Agar Anak Muda Tertarik Main Ludruk
Bikin Festival di Balai Pemuda, Pemain Maksimal 24 Tahun
SURABAYA, Jawa Pos – Latihan tari remo Rizki dan Giska setiap hari mengganggu Petty dan Cantika. Suara musik tradisional yang keras membuat mereka risi. Apalagi, Petty dan Cantika merasa bahwa tarian tradisional sudah kuno, berbeda dengan mereka yang berlatih tarian modern. ”Nggak cantik,
nggak mbois tari macem begitu!” ujar Petty. Mereka mengklaim tarian modern lebih bagus ketimbang remo.

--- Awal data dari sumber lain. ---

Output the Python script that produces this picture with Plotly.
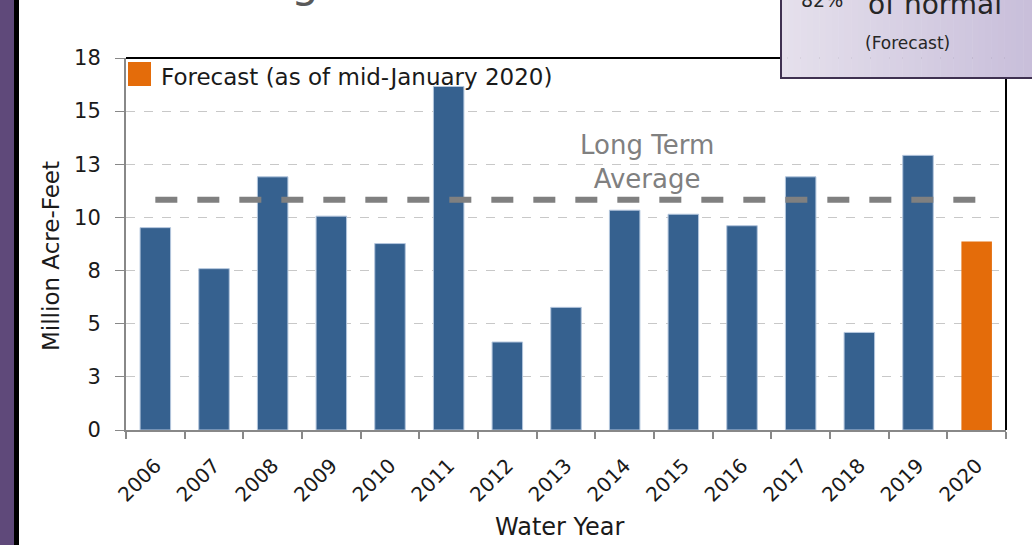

Begitu adegan pembuka ludruk berjudul Kebudayaan dan
Toleransi yang dilakonkan oleh Gabungan Pecinta Seni (GPS) di Balai Pemuda kemarin (14/11). Cerita yang diangkat adalah perseteruan dua kubu. Tidak terima diprotes, Rizki dan Giska melapor kepada ketua RT, Pak Tejo. Empat perempuan saling berteriak. Pak Tejo dan asistennya, Mardini, bingung.
Setelah mendengar duduk perkaranya, Pak Tejo menasihati kedua pihak tersebut. Menurut dia, malah dua tarian tersebut bisa digabungkan dan akan membangun kesenian tari yang lebih baik lagi. ”Walaupun kita berbeda, tapi kita kan tetap satu. Kalau bersama malah akan lebih bagus untuk kalian sendiri,” tuturnya. Didik Jogo Yodho yang menjadi sutradara mengatakan, persaingan dalam dunia seni di Surabaya sangat ketat. Padahal, jika mau bekerja bersama, seni di Surabaya bisa menjadi lebih maju. Hal itulah yang menginspirasi dia untuk membuat cerita tersebut. ”Yang fatal malah kalau ada yang salah bukannya diberi tahu,” ujarnya. Kalau sudah begitu, anak-anak muda yang ingin memahami dan terlibat dalam ludruk jadi enggan.
GPS punya banyak anggota yang masih belia. Setidaknya 20 anggotanya anak muda. ”Yang paling muda, bahkan ada yang berusia 10 tahun,” imbuh dia. Didik mengatakan, anak muda kini mulai tertarik untuk belajar seni melalui ludruk. ”Mereka merasa menjadi diri sendiri, bisa bebas berekspresi,” tuturnya. Komunitas yang memiliki markas di Jalan Pogot, Surabaya, itu pun kerap tampil di Balai Pemuda atau gedung Dinas Kominfo Surabaya. Kebudayaan dan Toleransi merupakan satu di antara 17 penampilan di Festival Ludruk 2019 yang diselenggarakan oleh Dinas Kebudayaan dan Pariwisata (Disbudpar) Surabaya. Kepala Disbudpar Aniek Sugiharti mengatakan, festival tersebut diadakan untuk meningkatkan apresiasi terhadap ludruk di kalangan muda. Karena itu, penampilnya dibatasi maksimal berusia 24 tahun. ”Karena seni ludruk adalah tradisi yang perlu diteruskan dan dikembangkan sesuai dengan perubahan zaman,” imbuhnya.